**What is expected**
Write the data out again exactly, with no pictures.

**Data lines**
════════
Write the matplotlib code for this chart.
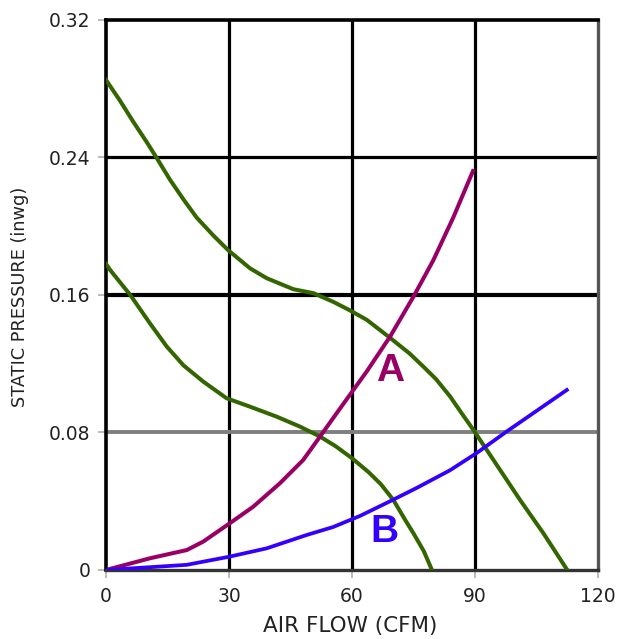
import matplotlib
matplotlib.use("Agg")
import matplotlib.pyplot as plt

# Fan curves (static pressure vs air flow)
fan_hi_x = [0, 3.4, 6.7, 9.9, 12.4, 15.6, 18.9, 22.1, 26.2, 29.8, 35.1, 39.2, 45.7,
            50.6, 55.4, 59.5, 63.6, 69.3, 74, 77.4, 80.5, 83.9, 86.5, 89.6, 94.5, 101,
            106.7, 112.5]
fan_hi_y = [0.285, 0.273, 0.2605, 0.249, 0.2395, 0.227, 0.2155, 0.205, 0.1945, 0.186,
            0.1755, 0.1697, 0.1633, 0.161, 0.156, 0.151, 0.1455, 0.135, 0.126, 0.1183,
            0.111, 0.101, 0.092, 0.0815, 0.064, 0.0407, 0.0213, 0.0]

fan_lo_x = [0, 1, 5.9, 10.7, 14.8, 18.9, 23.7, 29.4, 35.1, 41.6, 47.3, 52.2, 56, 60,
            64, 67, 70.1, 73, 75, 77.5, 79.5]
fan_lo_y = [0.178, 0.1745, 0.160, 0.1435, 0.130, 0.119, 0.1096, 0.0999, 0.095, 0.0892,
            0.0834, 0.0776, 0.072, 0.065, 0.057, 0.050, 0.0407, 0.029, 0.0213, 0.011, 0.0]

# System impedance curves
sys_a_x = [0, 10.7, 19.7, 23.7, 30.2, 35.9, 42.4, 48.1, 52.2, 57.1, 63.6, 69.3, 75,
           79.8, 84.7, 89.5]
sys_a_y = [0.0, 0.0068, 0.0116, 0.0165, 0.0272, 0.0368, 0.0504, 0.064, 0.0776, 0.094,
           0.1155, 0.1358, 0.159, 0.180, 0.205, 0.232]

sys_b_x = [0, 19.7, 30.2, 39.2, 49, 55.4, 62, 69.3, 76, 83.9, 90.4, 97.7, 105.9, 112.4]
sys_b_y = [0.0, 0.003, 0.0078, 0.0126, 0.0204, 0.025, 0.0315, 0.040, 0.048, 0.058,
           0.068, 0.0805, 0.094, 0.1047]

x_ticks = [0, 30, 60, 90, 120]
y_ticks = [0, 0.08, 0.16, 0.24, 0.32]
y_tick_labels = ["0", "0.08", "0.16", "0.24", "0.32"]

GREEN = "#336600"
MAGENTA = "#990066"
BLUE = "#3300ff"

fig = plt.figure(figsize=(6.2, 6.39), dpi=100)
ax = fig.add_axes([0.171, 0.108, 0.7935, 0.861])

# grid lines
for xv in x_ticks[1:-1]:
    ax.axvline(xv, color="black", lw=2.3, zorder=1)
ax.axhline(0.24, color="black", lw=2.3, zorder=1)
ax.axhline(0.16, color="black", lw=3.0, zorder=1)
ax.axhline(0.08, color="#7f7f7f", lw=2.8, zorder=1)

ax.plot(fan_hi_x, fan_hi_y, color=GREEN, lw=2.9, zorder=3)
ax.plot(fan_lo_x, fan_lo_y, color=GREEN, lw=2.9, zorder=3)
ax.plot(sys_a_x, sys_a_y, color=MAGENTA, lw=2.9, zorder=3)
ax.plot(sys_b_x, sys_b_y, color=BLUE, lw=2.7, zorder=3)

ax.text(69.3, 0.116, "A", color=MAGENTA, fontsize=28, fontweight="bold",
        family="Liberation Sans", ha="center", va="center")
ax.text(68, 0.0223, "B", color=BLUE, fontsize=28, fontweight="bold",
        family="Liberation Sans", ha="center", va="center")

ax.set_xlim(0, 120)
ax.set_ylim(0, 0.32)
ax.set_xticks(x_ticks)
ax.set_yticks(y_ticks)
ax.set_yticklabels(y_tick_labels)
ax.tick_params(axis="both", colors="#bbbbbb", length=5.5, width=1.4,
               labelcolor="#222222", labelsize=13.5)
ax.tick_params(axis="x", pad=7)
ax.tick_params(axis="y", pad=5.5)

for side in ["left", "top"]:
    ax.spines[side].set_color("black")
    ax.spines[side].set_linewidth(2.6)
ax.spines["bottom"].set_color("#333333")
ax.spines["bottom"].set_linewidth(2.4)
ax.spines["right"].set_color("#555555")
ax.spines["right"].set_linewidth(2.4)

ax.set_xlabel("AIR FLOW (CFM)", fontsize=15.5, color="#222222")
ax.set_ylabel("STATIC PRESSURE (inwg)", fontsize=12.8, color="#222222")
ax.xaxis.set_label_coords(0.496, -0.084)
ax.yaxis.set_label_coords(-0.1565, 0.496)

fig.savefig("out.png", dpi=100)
════════
**Correct response**
Write the matplotlib code for this chart.
import matplotlib
matplotlib.use("Agg")
import matplotlib.pyplot as plt

# Fan curves (static pressure vs air flow)
fan_hi_x = [0, 3.4, 6.7, 9.9, 12.4, 15.6, 18.9, 22.1, 26.2, 29.8, 35.1, 39.2, 45.7,
            50.6, 55.4, 59.5, 63.6, 69.3, 74, 77.4, 80.5, 83.9, 86.5, 89.6, 94.5, 101,
            106.7, 112.5]
fan_hi_y = [0.285, 0.273, 0.2605, 0.249, 0.2395, 0.227, 0.2155, 0.205, 0.1945, 0.186,
            0.1755, 0.1697, 0.1633, 0.161, 0.156, 0.151, 0.1455, 0.135, 0.126, 0.1183,
            0.111, 0.101, 0.092, 0.0815, 0.064, 0.0407, 0.0213, 0.0]

fan_lo_x = [0, 1, 5.9, 10.7, 14.8, 18.9, 23.7, 29.4, 35.1, 41.6, 47.3, 52.2, 56, 60,
            64, 67, 70.1, 73, 75, 77.5, 79.5]
fan_lo_y = [0.178, 0.1745, 0.160, 0.1435, 0.130, 0.119, 0.1096, 0.0999, 0.095, 0.0892,
            0.0834, 0.0776, 0.072, 0.065, 0.057, 0.050, 0.0407, 0.029, 0.0213, 0.011, 0.0]

# System impedance curves
sys_a_x = [0, 10.7, 19.7, 23.7, 30.2, 35.9, 42.4, 48.1, 52.2, 57.1, 63.6, 69.3, 75,
           79.8, 84.7, 89.5]
sys_a_y = [0.0, 0.0068, 0.0116, 0.0165, 0.0272, 0.0368, 0.0504, 0.064, 0.0776, 0.094,
           0.1155, 0.1358, 0.159, 0.180, 0.205, 0.232]

sys_b_x = [0, 19.7, 30.2, 39.2, 49, 55.4, 62, 69.3, 76, 83.9, 90.4, 97.7, 105.9, 112.4]
sys_b_y = [0.0, 0.003, 0.0078, 0.0126, 0.0204, 0.025, 0.0315, 0.040, 0.048, 0.058,
           0.068, 0.0805, 0.094, 0.1047]

x_ticks = [0, 30, 60, 90, 120]
y_ticks = [0, 0.08, 0.16, 0.24, 0.32]
y_tick_labels = ["0", "0.08", "0.16", "0.24", "0.32"]

GREEN = "#336600"
MAGENTA = "#990066"
BLUE = "#3300ff"

fig = plt.figure(figsize=(6.2, 6.39), dpi=100)
ax = fig.add_axes([0.171, 0.108, 0.7935, 0.861])

# grid lines
for xv in x_ticks[1:-1]:
    ax.axvline(xv, color="black", lw=2.3, zorder=1)
ax.axhline(0.24, color="black", lw=2.3, zorder=1)
ax.axhline(0.16, color="black", lw=3.0, zorder=1)
ax.axhline(0.08, color="#7f7f7f", lw=2.8, zorder=1)

ax.plot(fan_hi_x, fan_hi_y, color=GREEN, lw=2.9, zorder=3)
ax.plot(fan_lo_x, fan_lo_y, color=GREEN, lw=2.9, zorder=3)
ax.plot(sys_a_x, sys_a_y, color=MAGENTA, lw=2.9, zorder=3)
ax.plot(sys_b_x, sys_b_y, color=BLUE, lw=2.7, zorder=3)

ax.text(69.3, 0.116, "A", color=MAGENTA, fontsize=28, fontweight="bold",
        family="Liberation Sans", ha="center", va="center")
ax.text(68, 0.0223, "B", color=BLUE, fontsize=28, fontweight="bold",
        family="Liberation Sans", ha="center", va="center")

ax.set_xlim(0, 120)
ax.set_ylim(0, 0.32)
ax.set_xticks(x_ticks)
ax.set_yticks(y_ticks)
ax.set_yticklabels(y_tick_labels)
ax.tick_params(axis="both", colors="#bbbbbb", length=5.5, width=1.4,
               labelcolor="#222222", labelsize=13.5)
ax.tick_params(axis="x", pad=7)
ax.tick_params(axis="y", pad=5.5)

for side in ["left", "top"]:
    ax.spines[side].set_color("black")
    ax.spines[side].set_linewidth(2.6)
ax.spines["bottom"].set_color("#333333")
ax.spines["bottom"].set_linewidth(2.4)
ax.spines["right"].set_color("#555555")
ax.spines["right"].set_linewidth(2.4)

ax.set_xlabel("AIR FLOW (CFM)", fontsize=15.5, color="#222222")
ax.set_ylabel("STATIC PRESSURE (inwg)", fontsize=12.8, color="#222222")
ax.xaxis.set_label_coords(0.496, -0.084)
ax.yaxis.set_label_coords(-0.1565, 0.496)

fig.savefig("out.png", dpi=100)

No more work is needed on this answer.